Rekomendasi kebijakan untuk mempercepat adopsi
Untuk mempercepat adopsi, kebijakan yang mendukung perlu disusun. Pemerintah pusat dapat menyediakan pedoman nasional untuk kerangka kompetensi yang bersifat fleksibel agar dapat diadaptasi oleh unit daerah. Alokasi anggaran khusus untuk pengembangan kompetensi dan insentif bagi unit yang berhasil menerapkan program kompetensi dapat mendorong adopsi lebih luas. Regulasi kepegawaian perlu diperbarui untuk memberi ruang bagi promosi berbasis kompetensi dan pengakuan sertifikasi profesional. Pendekatan kebijakan yang terkoordinasi akan memberikan sinyal kuat bahwa profesionalisme SDM adalah prioritas pemerintahan.

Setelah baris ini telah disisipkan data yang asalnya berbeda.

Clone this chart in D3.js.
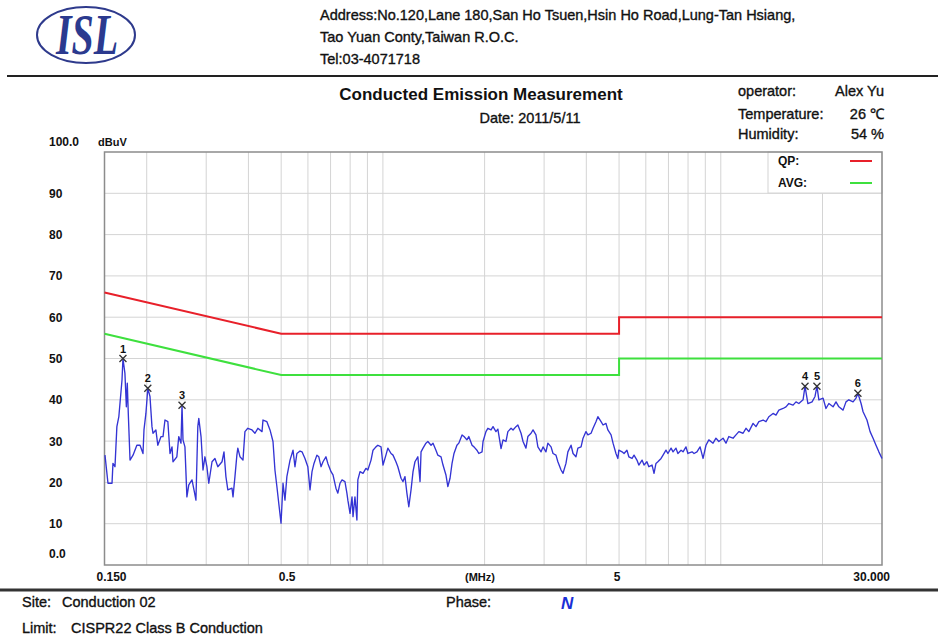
<!DOCTYPE html>
<html>
<head>
<meta charset="utf-8">
<script src="https://cdn.jsdelivr.net/npm/d3@7"></script>
<style>
  body { margin: 0; background: #fff; }
  text { font-family: "Liberation Sans", Arial, sans-serif; fill: #111; }
  .heavy { stroke: #111; stroke-width: 0.35px; }
</style>
</head>
<body>
<div id="my_dataviz"></div>
<script>
// measured trace (MHz / dBuV)
var traceFreq = [
  0.1505,0.1536,0.1579,0.1589,0.1611,0.1632,0.1654,0.1690,0.1701,0.1724,0.1741,0.1752,0.1764,0.1785,0.1822,
  0.1870,0.1911,0.1950,0.1963,0.1989,0.2015,0.2045,0.2073,0.2087,0.2129,0.2157,0.2205,0.2235,0.2265,0.2310,
  0.2344,0.2376,0.2392,0.2456,0.2488,0.2526,0.2544,0.2561,0.2595,0.2630,0.2664,0.2723,0.2760,0.2797,0.2833,
  0.2852,0.2896,0.2935,0.2974,0.3014,0.3053,0.3121,0.3184,0.3247,0.3341,0.3386,0.3431,0.3476,0.3576,0.3601,
  0.3649,0.3697,0.3721,0.3777,0.3854,0.3906,0.3983,0.4099,0.4182,0.4266,0.4388,0.4417,0.4536,0.4634,0.4729,
  0.4792,0.4856,0.4919,0.4995,0.5063,0.5131,0.5198,0.5311,0.5420,0.5493,0.5565,0.5685,0.5763,0.5880,0.5996,
  0.6086,0.6169,0.6253,0.6378,0.6461,0.6560,0.6649,0.6783,0.6872,0.7023,0.7118,0.7262,0.7357,0.7467,0.7569,
  0.7722,0.7825,0.7876,0.7994,0.8103,0.8158,0.8267,0.8377,0.8431,0.8557,0.8733,0.8908,0.9025,0.9224,0.9349,
  0.9537,0.9662,0.9874,1.0008,1.0209,1.0344,1.0571,1.0714,1.0930,1.1073,1.1316,1.1470,1.1624,1.1777,1.1931,
  1.2114,1.2279,1.2443,1.2690,1.2881,1.2969,1.3145,1.3409,1.3586,1.3883,1.4072,1.4355,1.4543,1.4862,1.5064,
  1.5367,1.5569,1.5803,1.6019,1.6235,1.6560,1.6776,1.7149,1.7380,1.7727,1.7958,1.8358,1.8606,1.8978,1.9226,
  1.9653,1.9786,2.0184,2.0449,2.0897,2.1181,2.1607,2.1891,2.2371,2.2675,2.3131,2.3435,2.3949,2.4274,2.4762,
  2.5088,2.5638,2.5986,2.6509,2.6858,2.7446,2.7819,2.8379,2.8752,2.9382,2.9781,3.0380,3.0779,3.1454,3.1882,
  3.2523,3.2950,3.3673,3.4130,3.4817,3.5275,3.6048,3.6538,3.7272,3.7762,3.8590,3.9115,3.9901,4.0426,4.1312,
  4.1874,4.2716,4.3277,4.4226,4.4826,4.5727,4.6328,4.7345,4.7988,4.8953,4.9597,4.992,5.1029,5.1718,5.2750,
  5.3439,5.4628,5.5365,5.6471,5.7208,5.8481,5.9270,6.0454,6.1243,6.2605,6.3450,6.4295,6.5139,6.6568,6.7473,
  6.8830,6.9734,7.1264,7.2232,7.3684,7.4652,7.6290,7.7326,7.8881,7.9918,8.2225,8.3334,8.5000,8.6837,8.8619,
  9.0401,9.2183,9.4869,9.6777,9.8684,10.156,10.360,10.564,10.872,11.091,11.310,11.639,11.873,12.107,12.460,
  12.711,12.961,13.339,13.607,13.875,14.280,14.567,14.854,15.287,15.594,15.902,16.365,16.694,17.023,17.519,
  17.754,18.106,18.629,19.006,19.257,19.509,20.078,20.481,20.885,21.494,21.926,22.358,23.010,23.472,23.935,
  24.633,25.128,25.458,26.016,26.370,27.077,27.662,28.230,28.797,29.365,30.000
];
var traceLevel = [
  26.6,19.8,19.8,24.6,23.8,33.5,35.9,44.8,50.0,46.4,38.3,44.0,36.7,25.4,26.6,
  29.0,29.0,27.0,32.7,36.7,42.8,40.8,33.5,31.9,32.7,29.0,31.1,31.1,35.1,34.7,
  27.0,28.6,25.0,26.2,31.1,29.5,38.7,30.3,28.6,16.5,19.4,20.6,18.2,15.7,33.5,
  35.5,31.1,23.0,26.2,23.8,19.8,25.0,25.8,23.8,25.0,27.4,21.4,18.2,18.6,16.5,
  21.4,26.6,28.3,26.2,25.4,32.3,33.1,32.7,31.9,33.1,32.3,35.1,34.7,32.7,29.9,
  23.0,19.0,14.9,10.1,19.8,15.7,21.4,25.4,27.8,23.8,27.0,27.6,27.4,25.8,23.8,
  18.2,22.6,24.6,26.6,26.2,23.8,25.0,26.2,24.6,22.6,21.8,18.6,17.4,19.8,20.6,
  20.2,17.4,15.7,12.5,16.5,11.7,16.5,10.9,20.6,22.6,22.2,23.4,23.0,25.4,27.8,
  28.6,29.0,28.6,24.2,26.6,28.3,27.0,26.6,25.0,23.8,21.0,20.2,21.4,17.4,14.1,
  18.2,22.6,25.0,26.2,20.2,27.4,28.3,29.5,29.9,29.0,29.5,27.8,26.6,26.2,24.2,
  21.8,19.0,21.0,24.6,27.0,29.0,29.5,31.5,31.1,30.3,31.1,29.0,28.6,27.8,27.0,
  27.4,29.9,32.3,33.1,32.7,33.5,32.3,32.9,28.2,30.3,29.9,32.3,33.1,32.7,33.5,
  33.9,31.9,29.9,28.3,31.1,31.9,32.7,31.5,28.6,27.4,28.6,27.4,29.5,28.6,27.0,
  26.6,25.0,23.0,22.2,24.6,27.4,29.0,27.0,26.2,28.3,28.6,30.7,32.3,31.5,31.9,
  33.1,34.7,35.9,34.7,33.9,34.3,32.7,31.5,29.5,27.0,25.8,27.8,27.4,27.0,27.8,
  26.2,25.8,26.6,25.4,24.2,25.4,24.2,25.0,23.8,24.2,22.2,24.6,25.0,25.8,26.6,
  27.8,27.0,28.3,27.4,28.3,27.0,27.8,27.4,28.6,27.0,27.4,27.0,27.4,28.6,25.8,
  29.0,30.3,29.5,30.7,29.9,30.7,29.5,31.1,30.7,31.5,32.3,31.9,33.1,32.3,34.3,
  33.5,34.7,35.1,34.7,35.9,36.7,36.3,37.5,37.9,38.3,39.1,38.7,39.5,39.1,40.0,
  43.3,39.1,39.5,40.8,43.3,40.0,40.4,37.9,39.1,38.3,39.5,38.3,37.5,39.5,40.0,
  39.5,40.4,41.6,39.1,37.1,35.1,32.3,30.7,29.0,27.4,25.8
];

// CISPR22 class B limits
var limitFreq = [0.15, 0.5, 5, 5, 30];
var qpLimit   = [66, 56, 56, 60, 60];
var avgLimit  = [56, 46, 46, 50, 50];

// peak markers
var markerNo    = ["1", "2", "3", "4", "5", "6"];
var markerFreq  = [0.1701, 0.2015, 0.2544, 17.754, 19.257, 25.458];
var markerLevel = [50.0, 42.8, 38.7, 43.3, 43.3, 41.6];

// axes
var gridFreq = [0.2,0.3,0.4,0.5,0.6,0.7,0.8,0.9,1,2,3,4,5,6,7,8,9,10,20];
var xTickVals = [0.15, 0.5, 5, 30];
var xTickText = ["0.150", "0.5", "5", "30.000"];
var yTickVals = [0, 10, 20, 30, 40, 50, 60, 70, 80, 90, 100];
var yTickText = ["0.0", "10", "20", "30", "40", "50", "60", "70", "80", "90", "100.0"];

var width = 938, height = 642;
var plot = {left: 104.5, right: 882, top: 152, bottom: 565};

var svg = d3.select("#my_dataviz").append("svg")
    .attr("width", width)
    .attr("height", height);

var x = d3.scaleLog().domain([0.15, 30]).range([plot.left, plot.right]);
var y = d3.scaleLinear().domain([0, 100]).range([plot.bottom, plot.top]);

// ---- header ----
svg.append("ellipse")
    .attr("cx", 86).attr("cy", 35).attr("rx", 49).attr("ry", 28)
    .style("fill", "none").style("stroke", "#2e3a8c").style("stroke-width", 2);
svg.append("text")
    .attr("transform", "translate(87,54) scale(1,1.42)")
    .attr("text-anchor", "middle")
    .style("font-family", "'Liberation Serif', 'Times New Roman', serif")
    .style("font-weight", "bold").style("font-style", "italic")
    .style("font-size", "40px").style("fill", "#2b3a8f")
    .text("ISL");

var addr = ["Address:No.120,Lane 180,San Ho Tsuen,Hsin Ho Road,Lung-Tan Hsiang,",
            "Tao Yuan Conty,Taiwan R.O.C.",
            "Tel:03-4071718"];
svg.selectAll(".addr").data(addr).enter().append("text")
    .attr("class", "addr heavy")
    .attr("x", 320).attr("y", function(d, i) { return 20 + i * 22; })
    .style("font-size", "14.5px")
    .text(function(d) { return d; });

svg.append("line").attr("x1", 7).attr("x2", 938).attr("y1", 76).attr("y2", 76)
    .style("stroke", "#222").style("stroke-width", 2);

svg.append("text").attr("x", 481).attr("y", 100).attr("text-anchor", "middle")
    .style("font-size", "17px").style("font-weight", "bold")
    .text("Conducted Emission Measurement");
svg.append("text").attr("class", "heavy").attr("x", 530).attr("y", 123).attr("text-anchor", "middle")
    .style("font-size", "14.5px")
    .text("Date: 2011/5/11");

var infoL = ["operator:", "Temperature:", "Humidity:"];
var infoR = ["Alex Yu", "26 \u2103", "54 %"];
svg.selectAll(".infoL").data(infoL).enter().append("text")
    .attr("class", "heavy")
    .attr("x", 738).attr("y", function(d, i) { return [96, 119, 139][i]; })
    .style("font-size", "14.5px").text(function(d) { return d; });
svg.selectAll(".infoR").data(infoR).enter().append("text")
    .attr("class", "heavy")
    .attr("x", 884).attr("y", function(d, i) { return [96, 119, 139][i]; })
    .attr("text-anchor", "end")
    .style("font-size", "14.5px").text(function(d) { return d; });

// ---- plot area ----
var g = svg.append("g");

g.selectAll(".hgrid").data(yTickVals.slice(1, -1)).enter().append("line")
    .attr("x1", plot.left).attr("x2", plot.right)
    .attr("y1", function(d) { return y(d); }).attr("y2", function(d) { return y(d); })
    .style("stroke", "#d4d4d4").style("stroke-width", 1);
g.selectAll(".vgrid").data(gridFreq).enter().append("line")
    .attr("x1", function(d) { return x(d); }).attr("x2", function(d) { return x(d); })
    .attr("y1", plot.top).attr("y2", plot.bottom)
    .style("stroke", "#d4d4d4").style("stroke-width", 1);

// legend box (covers grid)
g.append("rect").attr("x", 768).attr("y", plot.top).attr("width", plot.right - 768).attr("height", 41)
    .style("fill", "#fff").style("stroke", "#d4d4d4");
g.append("text").attr("x", 778).attr("y", 165).style("font-size", "12px").style("font-weight", "bold").text("QP:");
g.append("text").attr("x", 778).attr("y", 187).style("font-size", "12px").style("font-weight", "bold").text("AVG:");
g.append("line").attr("x1", 850).attr("x2", 872).attr("y1", 161).attr("y2", 161)
    .style("stroke", "#e8202a").style("stroke-width", 2);
g.append("line").attr("x1", 850).attr("x2", 872).attr("y1", 183).attr("y2", 183)
    .style("stroke", "#3ee03e").style("stroke-width", 2);

g.append("rect").attr("x", plot.left).attr("y", plot.top)
    .attr("width", plot.right - plot.left).attr("height", plot.bottom - plot.top)
    .style("fill", "none").style("stroke", "#8c8c8c").style("stroke-width", 1.5);

var lineGen = d3.line()
    .x(function(d) { return x(d[0]); })
    .y(function(d) { return y(d[1]); });

g.append("path")
    .datum(limitFreq.map(function(f, i) { return [f, qpLimit[i]]; }))
    .attr("d", lineGen)
    .style("fill", "none").style("stroke", "#e8202a").style("stroke-width", 2);
g.append("path")
    .datum(limitFreq.map(function(f, i) { return [f, avgLimit[i]]; }))
    .attr("d", lineGen)
    .style("fill", "none").style("stroke", "#3ee03e").style("stroke-width", 2);

g.append("path")
    .datum(traceFreq.map(function(f, i) { return [f, traceLevel[i]]; }))
    .attr("d", lineGen)
    .style("fill", "none").style("stroke", "#3434d4").style("stroke-width", 1.35)
    .style("stroke-linejoin", "round");

// markers
var mk = g.selectAll(".marker").data(markerNo).enter().append("g")
    .attr("transform", function(d, i) { return "translate(" + x(markerFreq[i]) + "," + y(markerLevel[i]) + ")"; });
mk.append("path").attr("d", "M-3.5,-3.5L3.5,3.5M-3.5,3.5L3.5,-3.5")
    .style("stroke", "#333").style("stroke-width", 1.3);
mk.append("text").attr("y", -6).attr("text-anchor", "middle")
    .style("font-size", "11px").style("font-weight", "bold")
    .text(function(d) { return d; });

// y labels
svg.selectAll(".ylab").data(yTickVals).enter().append("text")
    .attr("x", 49)
    .attr("y", function(d) { return y(d) + 4.5 - (d == 0 ? 12 : 0) - (d == 100 ? 11 : 0); })
    .style("font-size", "12px").style("font-weight", "bold")
    .text(function(d, i) { return yTickText[i]; });
svg.append("text").attr("x", 98).attr("y", 145.5)
    .style("font-size", "11px").style("font-weight", "bold").text("dBuV");

// x labels
var xAnchor = ["start", "middle", "middle", "end"];
var xShift = [-8, 6, -2, 8];
svg.selectAll(".xlab").data(xTickVals).enter().append("text")
    .attr("x", function(d, i) { return x(d) + xShift[i]; })
    .attr("y", 580.5)
    .attr("text-anchor", function(d, i) { return xAnchor[i]; })
    .style("font-size", "12px").style("font-weight", "bold")
    .text(function(d, i) { return xTickText[i]; });
svg.append("text").attr("x", 480).attr("y", 580.5).attr("text-anchor", "middle")
    .style("font-size", "11px").style("font-weight", "bold").text("(MHz)");

// ---- footer ----
svg.append("line").attr("x1", 0).attr("x2", 938).attr("y1", 590).attr("y2", 590)
    .style("stroke", "#333").style("stroke-width", 3);
svg.append("text").attr("class", "heavy").attr("x", 22).attr("y", 607).style("font-size", "14.5px").text("Site:");
svg.append("text").attr("class", "heavy").attr("x", 62).attr("y", 607).style("font-size", "14.5px").text("Conduction 02");
svg.append("text").attr("class", "heavy").attr("x", 446).attr("y", 607).style("font-size", "14.5px").text("Phase:");
svg.append("text").attr("x", 561).attr("y", 609)
    .style("font-size", "17px").style("font-weight", "bold").style("font-style", "italic")
    .style("fill", "#1a2fd6").text("N");
svg.append("text").attr("class", "heavy").attr("x", 22).attr("y", 633).style("font-size", "14.5px").text("Limit:");
svg.append("text").attr("class", "heavy").attr("x", 71).attr("y", 633).style("font-size", "14.5px").text("CISPR22 Class B Conduction");
</script>
</body>
</html>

Tata kelola SDM yang adaptif dan profesional
Dalam jangka panjang, manajemen SDM berbasis kompetensi bukan sekadar program melainkan bagian dari tata kelola pemerintahan yang profesional. Ketika kompetensi menjadi bahasa umum di seluruh siklus kebijakan SDM—dari rekrutmen hingga pensiun—organisasi negara akan lebih mampu menghadapi dinamika zaman. Profesionalisme ini memperkuat pelayanan publik, meningkatkan efisiensi, serta membangun kepercayaan masyarakat. Transformasi ini memerlukan waktu, kesabaran, dan komitmen berkelanjutan, namun hasilnya adalah birokrasi yang lebih tangguh, responsif, dan berorientasi pada hasil.
Penutup
Manajemen SDM pemerintahan berbasis kompetensi menawarkan pendekatan yang jelas, adil, dan terukur untuk membangun kapasitas aparatur negara. Dengan kerangka kompetensi yang baik, proses rekrutmen, pengembangan, penilaian, dan remunerasi menjadi lebih terarah dan relevan. Implementasi tidak tanpa tantangan, namun melalui langkah bertahap, dukungan pimpinan, pemanfaatan teknologi, dan kolaborasi eksternal, transformasi ini sangat mungkin diwujudkan. Pada akhirnya, pengelolaan SDM yang berfokus pada kompetensi bukan sekadar soal meningkatkan kapasitas individu, melainkan soal memperkuat kemampuan negara dalam memberikan layanan publik yang bermutu dan dapat dipertanggungjawabkan kepada masyarakat.